Respondeat Superior.

The common-law theory of "respondeat superior" allows an employer, including state and local governments in Washington, to be held vicariously liable for an employee's tortious act under certain circumstances. Generally, the employee must commit tortious conduct in the scope of his or her employment, although Washington courts have held that an employer may be held liable for conduct that occurs when an employee does a mix of work and personal business.

The Washington Supreme Court held 6-3 in the case of Rahman v. State, No. 83428-8 (Jan. 20, 2011), that the state may be held vicariously liable for injuries suffered by a third-party passenger in a state vehicle driven by a state employee for work purposes. The plaintiff in Rahman was the wife of a state agency intern injured when her husband, Mohammad Shahidur Rahman, failed to negotiate a curve while driving from Olympia to Spokane. Although Rahman was driving for work purposes, state rules prohibited him from bringing non-employee passengers. The majority ruled that court precedents and sound policy weighed in favor of holding the state vicariously liable because Rahman was in the service of the state's business at the time of the accident.

The dissent argued that the state should not be liable because Rahman was not authorized to transport non-employees, and thus he acted outside the scope of his employment. Writing for the dissent, Justice Jim M. Johnson contended that the policy underlying respondeat superior — an employer's control over an employee — is absent when the employee is not acting with actual or apparent authority and the employer has no control over the employee.

Summary of Substitute Bill:

The Legislature intends to overrule the Washington Supreme Court's decision in Rahman v. State by modifying the application of the legal doctrine of respondeat superior.

State and local governments are not liable for injuries suffered by a third-party occupant of a vehicle owned, leased, or rented by the government if, at the time the injuries occurred, the third-party occupant was: (1) riding in or on the vehicle with a government employee who had explicitly acknowledged in writing the government's policy on use of such vehicles; and (2) not expressly authorized by the government to be an occupant of the vehicle. Third-party occupants are people who occupy a government vehicle who are not government officers, employees, or agents.
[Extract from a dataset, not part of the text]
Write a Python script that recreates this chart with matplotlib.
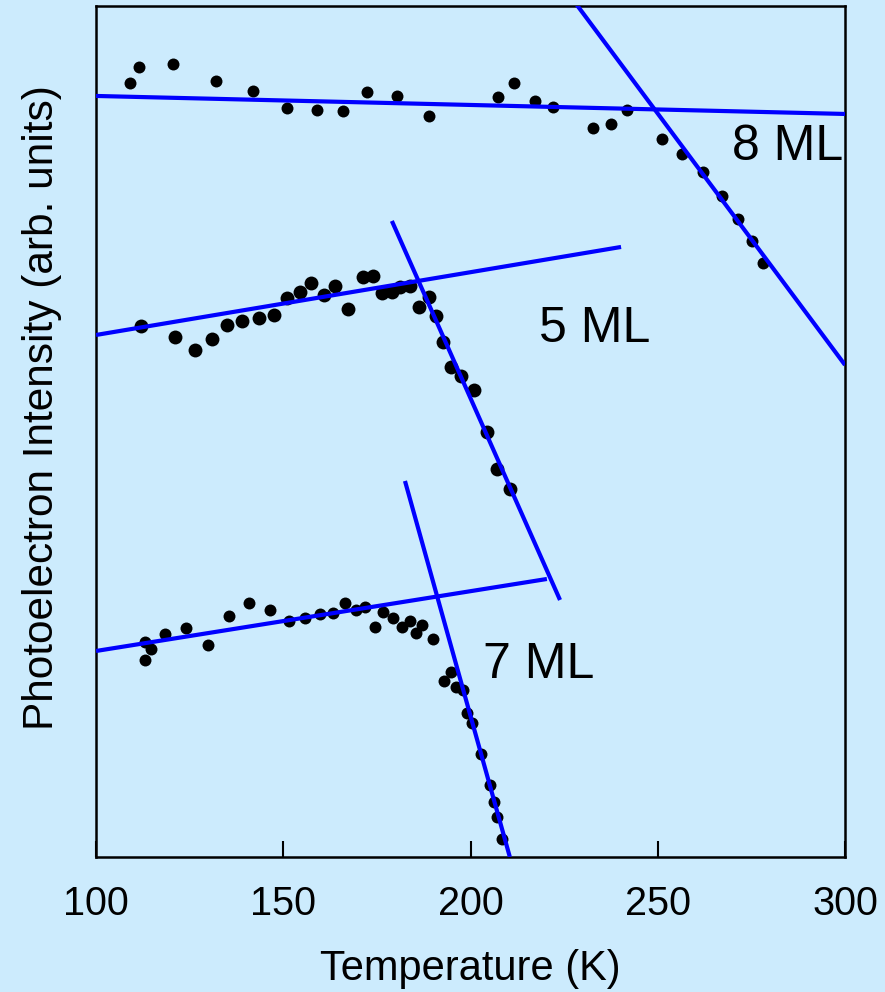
import matplotlib
matplotlib.use("Agg")
import matplotlib.pyplot as plt

BG = "#CCEBFD"
BLUE = "#0000FF"

# 8 ML
t8 = [109.1, 111.6, 120.6, 132.0, 142.0, 150.9, 158.9, 165.9, 172.4, 180.3,
      188.8, 207.3, 211.7, 217.2, 222.1, 232.6, 237.6, 241.7, 251.1, 256.6,
      262.2, 267.2, 271.5, 275.2, 278.0]
i8 = [7.74, 7.90, 7.93, 7.76, 7.66, 7.49, 7.47, 7.46, 7.65, 7.61,
      7.41, 7.60, 7.74, 7.56, 7.50, 7.29, 7.33, 7.47, 7.18, 7.03,
      6.85, 6.61, 6.38, 6.16, 5.94]

# 5 ML
t5 = [112.0, 121.0, 126.5, 131.0, 135.0, 139.0, 143.4, 147.5, 151.0, 154.4,
      157.4, 160.9, 163.9, 167.4, 171.4, 173.9, 176.3, 179.0, 181.2, 183.8,
      186.3, 188.8, 190.8, 192.7, 194.7, 197.4, 200.9, 204.3, 207.2, 210.6]
i5 = [5.31, 5.20, 5.07, 5.18, 5.32, 5.36, 5.39, 5.42, 5.59, 5.65,
      5.74, 5.62, 5.71, 5.48, 5.80, 5.81, 5.64, 5.65, 5.70, 5.71,
      5.50, 5.60, 5.41, 5.15, 4.90, 4.81, 4.67, 4.25, 3.88, 3.68]

# 7 ML
t7 = [113.1, 114.7, 113.1, 118.5, 124.0, 130.0, 135.4, 140.9, 146.5, 151.5,
      155.9, 159.9, 163.4, 166.5, 169.4, 171.8, 174.5, 176.7, 179.4, 181.8,
      183.8, 185.4, 187.0, 189.9, 192.9, 194.7, 196.1, 198.1, 199.1, 200.3,
      202.8, 205.2, 206.3, 207.2, 208.3]
i7 = [2.15, 2.08, 1.97, 2.23, 2.29, 2.12, 2.41, 2.54, 2.47, 2.36,
      2.39, 2.43, 2.44, 2.54, 2.47, 2.50, 2.30, 2.45, 2.39, 2.30,
      2.36, 2.24, 2.32, 2.18, 1.76, 1.85, 1.70, 1.67, 1.44, 1.34,
      1.03, 0.72, 0.55, 0.40, 0.18]

# fit lines: (T_start, T_end), (I_start, I_end)
fits = [
    ((100.0, 300.0), (7.61, 7.43)),   # 8 ML low T
    ((228.4, 300.0), (8.52, 4.92)),   # 8 ML high T
    ((100.0, 240.2), (5.22, 6.10)),   # 5 ML low T
    ((179.0, 223.9), (6.36, 2.57)),   # 5 ML high T
    ((100.0, 220.4), (2.06, 2.78)),   # 7 ML low T
    ((182.5, 210.5), (3.76, 0.00)),   # 7 ML high T
]

labels = [("8 ML", 269.8, 6.97), ("5 ML", 218.3, 5.15), ("7 ML", 203.3, 1.79)]
xticks = [100, 150, 200, 250, 300]

plt.rcParams["font.family"] = ["Liberation Sans", "DejaVu Sans"]

fig = plt.figure(figsize=(8.85, 9.92), dpi=100)
fig.patch.set_facecolor(BG)
ax = fig.add_axes([0.1085, 0.1361, 0.8463, 0.8579])
ax.set_facecolor(BG)

ax.plot(t8, i8, "o", color="k", ms=8.6, mew=0, zorder=2)
ax.plot(t5, i5, "o", color="k", ms=10, mew=0, zorder=2)
ax.plot(t7, i7, "o", color="k", ms=8.6, mew=0, zorder=2)
for xs, ys in fits:
    ax.plot(xs, ys, color=BLUE, lw=3, solid_capstyle="butt", zorder=3)

for txt, x, y in labels:
    ax.text(x, y, txt, fontsize=36, ha="left", va="baseline", color="k")

ax.set_xlim(100, 300)
ax.set_ylim(0, 8.51)
ax.set_xticks(xticks)
ax.set_yticks([])
ax.tick_params(axis="x", direction="in", length=11.5, width=1.5,
               labelsize=28.5, pad=20)
for s in ax.spines.values():
    s.set_linewidth(1.8)

ax.set_xlabel("Temperature (K)", fontsize=30, labelpad=19)
ax.set_ylabel("Photoelectron Intensity (arb. units)", fontsize=30.5)
ax.yaxis.set_label_coords(-0.046, 0.5276)

fig.savefig("out.png", dpi=100, facecolor=BG)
Local governments include cities, counties, or other subdivisions of the state and any municipal corporations, quasi-municipal corporations, or special districts within the state.

A private employer is not liable for any injury suffered by a third-party occupant of a vehicle owned, leased, or rented by the employer when the third-party occupant was riding in or on the vehicle with an employee who had explicitly acknowledged in writing the employer's policy on use of such vehicles, unless: (1) the employer specifically and expressly authorized the occupancy; or (2) the third-party occupant was acting on behalf of or for the benefit of the employer, and the employer knew or impliedly approved or acquiesced. Third-party occupants are people who occupy an employer vehicle who are not officers, employees, agents, or authorized or constructive invitees of the private employer.

The bill's provisions apply to all causes of action accruing on or after the bill's effective date.

Appropriation: None.

Fiscal Note: Available.

Effective Date: The bill takes effect 90 days after adjournment of the session in which the bill is passed.

Staff Summary of Public Testimony:

(In support) The Washington Supreme Court (Court) decided Rahman v. State incorrectly. The Court's holding would vastly expand the scope of liability for public and private employers at the same time that employers are under siege by the current economic conditions. The Court should have followed Washington court precedents by focusing on Rahman's unauthorized invitation to his wife to ride in the vehicle as the cause of her injuries. Instead, the Court focused on the general purpose of the trip as furthering the state's business. The policies supporting vicarious liability for employers do not apply in this situation. But the state was held liable for Rahman's actions, which is the antithesis of common sense. Under the Rahman decision, employers lack the ability to control their liability. For example, the agency already had in place three policies prohibiting unauthorized passengers. The agency that employed Rahman could not have done anything differently to protect itself.

(Opposed) The bill would have significant unintended consequences as drafted. Legislators should be cautious about taking away existing claims or acting based on a single instance. The bill does both, aiming to overrule a case unanimously decided by state appellate courts. The case law in this area centers on the purpose of a trip. The court evidence does not clearly show that the state policies were expressly conveyed to Rahman, other than perhaps in a lengthy employment manual. The bill might take away an innocent occupant's ability to receive compensation for injuries because under our current insurance laws, the victim will not have a claim under his or her own insurance or the negligent driver's insurance. The responsibility and consequences should not fall totally on an innocent third-party occupant who is hurt. The relationship that matters for purposes of respondeat superior is that between the employer and employee. The employer has control over the employee in the sense that it can make directives and impose consequences on the worker. The bill inappropriately focuses instead on the non-existent relationship between the employer and the third-party occupant.

Persons Testifying: (In support) Representatives Rodne, prime sponsor; and Michael Lynch, Washington State Office of the Attorney General.

(Opposed) Larry Shannon and John Budlong, Washington State Association for Justice.

Persons Signed In To Testify But Not Testifying: None.